EX-5.1 2 f35443exv5w1.htm EXHIBIT 5.1 exv5w1
 

Exhibit 5.1
November 9, 2007
IXYS Corporation
3540 Bassett St.
Santa Clara, CA 95054
Re:   Registration Statement on Form S-8
Ladies and Gentlemen:
     We have acted as special counsel to IXYS Corporation, a Delaware corporation (the “Company”), in connection with the Registration Statement on Form S-8 (the “Registration Statement”) being filed by the Company with the Securities and Exchange Commission relating to the registration under the Securities Act of 1933, as amended (the “Securities Act”), of 350,000 shares of the Company’s Common Stock (the “Shares”) authorized for issuance under the Company’s Amended and Restated 1999 Employee Stock Purchase Plan, as amended (the “Plan”).
     This opinion is being furnished in accordance with the requirements of Item 8 of Form S-8 and Item 601(b)(5)(i) of Regulation S-K.
     In rendering our opinion, we have examined and reviewed only such questions of law as we have deemed necessary or appropriate for the purpose of rendering the opinion set forth herein.
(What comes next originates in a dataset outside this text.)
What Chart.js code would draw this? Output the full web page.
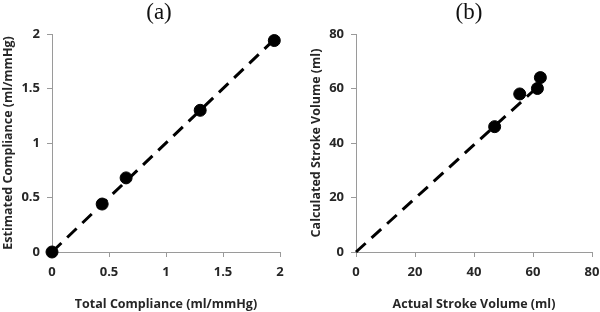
<!DOCTYPE html>
<html><head><meta charset="utf-8">
<script src="https://cdn.jsdelivr.net/npm/chart.js@4/dist/chart.umd.min.js"></script>
<style>
html,body{margin:0;padding:0;background:#fff;}
#wrap{display:flex;width:600px;height:312px;}
.c{position:relative;width:300px;height:312px;}
</style></head><body>
<div id="wrap"><div class="c"><canvas id="ca"></canvas></div><div class="c"><canvas id="cb"></canvas></div></div>
<script>
// Panel (a)
const totalCompliance = [0, 0.44, 0.65, 1.30, 1.95];
const estimatedCompliance = [0, 0.44, 0.68, 1.30, 1.94];
const lineA_x = [0, 1.95];
const lineA_y = [0, 1.95];
const ticksA = [0, 0.5, 1, 1.5, 2];
// Panel (b)
const actualSV = [47, 55.5, 61.5, 62.5];
const calculatedSV = [46, 58, 60, 64];
const lineB_x = [0, 61];
const lineB_y = [0, 60];
const ticksB = [0, 20, 40, 60, 80];

const FONT = "'Open Sans', 'DejaVu Sans', sans-serif";
const TXT = '#262626';
const AX = '#9a9a9a';

const titlePlugin = {
  id: 'panelTitle',
  afterDraw(chart, args, opts) {
    const ctx = chart.ctx, a = chart.chartArea;
    ctx.save();
    ctx.font = "23px 'Liberation Serif', serif";
    ctx.fillStyle = '#111';
    ctx.textAlign = 'center';
    ctx.textBaseline = 'middle';
    ctx.fillText(opts.text, (a.left + a.right) / 2 + opts.dx, 13);
    ctx.restore();
  }
};

function pts(xs, ys) { return xs.map((x, i) => ({x, y: ys[i]})); }

function makeChart(id, cfg) {
  const scaleCommon = (ticksArr, title, isY, fit) => ({
    type: 'linear',
    min: ticksArr[0], max: ticksArr[ticksArr.length - 1],
    afterBuildTicks: s => { s.ticks = ticksArr.map(v => ({value: v})); },
    grid: {drawOnChartArea: false, drawTicks: true, tickLength: 5, color: AX, lineWidth: 1},
    border: {color: AX, width: 1},
    ticks: {color: TXT, font: {family: FONT, size: 13, weight: 'bold'}, padding: isY ? 7 : 7,
      callback: v => String(v)},
    title: {display: true, text: title, color: TXT, font: {family: FONT, size: 12.5, weight: 'bold'},
      padding: isY ? {top: 0, bottom: 1} : {top: 0, bottom: 0}},
    afterFit: s => {
      if (isY) { s.width = fit; s.paddingTop = 0; s.paddingBottom = 0; }
      else { s.height = fit; s.paddingLeft = 0; s.paddingRight = 0; }
    }
  });
  return new Chart(document.getElementById(id), {
    type: 'scatter',
    data: {datasets: [
      {data: cfg.points, backgroundColor: '#000', borderColor: '#000', pointRadius: 6, pointHoverRadius: 6, order: 0, clip: false},
      {type: 'line', data: cfg.line, borderColor: '#000', borderWidth: 3, borderDash: [13, 8],
       pointRadius: 0, fill: false, order: 1, clip: false}
    ]},
    options: {
      responsive: true, maintainAspectRatio: false, animation: false,
      layout: {padding: cfg.pad},
      plugins: {legend: {display: false}, tooltip: {enabled: false}, title: {display: false},
        panelTitle: {text: cfg.title, dx: cfg.dx}},
      scales: {
        x: scaleCommon(cfg.xt, cfg.xtitle, false, 60),
        y: scaleCommon(cfg.yt, cfg.ytitle, true, cfg.yw)
      }
    },
    plugins: [titlePlugin]
  });
}

makeChart('ca', {
  points: pts(totalCompliance, estimatedCompliance),
  line: pts(lineA_x, lineA_y),
  xt: ticksA, yt: ticksA,
  xtitle: 'Total Compliance (ml/mmHg)', ytitle: 'Estimated Compliance (ml/mmHg)',
  title: '(a)', dx: -7,
  pad: {left: 1, right: 20, top: 34, bottom: 0}, yw: 51
});
makeChart('cb', {
  points: pts(actualSV, calculatedSV),
  line: pts(lineB_x, lineB_y),
  xt: ticksB, yt: ticksB,
  xtitle: 'Actual Stroke Volume (ml)', ytitle: 'Calculated Stroke Volume (ml)',
  title: '(b)', dx: -5,
  pad: {left: 9, right: 8, top: 34, bottom: 0}, yw: 47
});
</script>
</body></html>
For the purpose of rendering the opinion set forth herein, we have been furnished with and examined only the following documents:
  1.   The Second Restated Certificate of Incorporation of the Company, as amended.
 
  2.   The Bylaws of the Company, as amended.
 
  3.   The Registration Statement.
 
  4.   Records of proceedings of the Board of Directors and stockholders of the Company pertaining to the Plan.
 
  5.   The Plan.
     With respect to all of the foregoing documents, we have assumed the genuineness of all signatures, the authenticity of all documents submitted to us as originals and the conformity to originals of all documents submitted to us as certified or reproduced copies. We also have obtained from the officers of the Company certificates as to such factual matters as we consider necessary for the purpose of this opinions, and insofar as this opinion is based on such matters of fact, we have relied on such certificates.
     Based upon the foregoing and such further review of fact and law as we have deemed necessary or appropriate under the circumstances, and assuming, without further inquiry other than our reliance on the certificates of officers, the (i) the consideration for the Shares issued pursuant to the exercise or satisfaction of awards will be received prior to the issuance thereof, (ii) the Shares issued pursuant to the exercise of awards, if any, will be issued in accordance with the terms of the Plan and the provisions of the agreements duly authorized under the Plan, and (iii) the grant of awards (and any Shares upon the exercise thereof) will comply with the securities laws of each state or jurisdiction applicable thereto (other than the Securities Act), upon which assumptions the opinions contained herein are expressly conditioned, we are of the opinion that:

 


 

     If, as and when the Shares are issued pursuant to the terms of the Plan, the Shares will be duly authorized, validly issued, fully paid and non-assessable.
     This opinion is issued to you solely for use in connection with the Registration Statement and is not to be quoted or otherwise referred to in any financial statements of the Company or any other document, nor is it to be filed with or furnished to any government agency or other person, without our prior written consent.
     This opinion is limited to the General Corporation Law of the state of Delaware, including statutory provisions and the provision of the Delaware constitution, to present judicial interpretations thereof and to facts as they presently exist. We are not admitted to practice in the State of Delaware but we are generally familiar with the provisions of the Delaware General Corporation Law. In rendering this opinion, we have no obligation to revise or supplement it should the current laws of the State of Delaware be changed by legislative action, judicial decision or otherwise. Our opinion is expressly limited to the matters set forth above and we render no opinion, whether by implication or otherwise, as to any other matters relating to the Company, the Plan or the Shares.
     We hereby consent to the filing of this opinion as an exhibit to the Registration Statement which is being filed on behalf of the Company in connection with the registration of the aforementioned Shares under the Securities Act.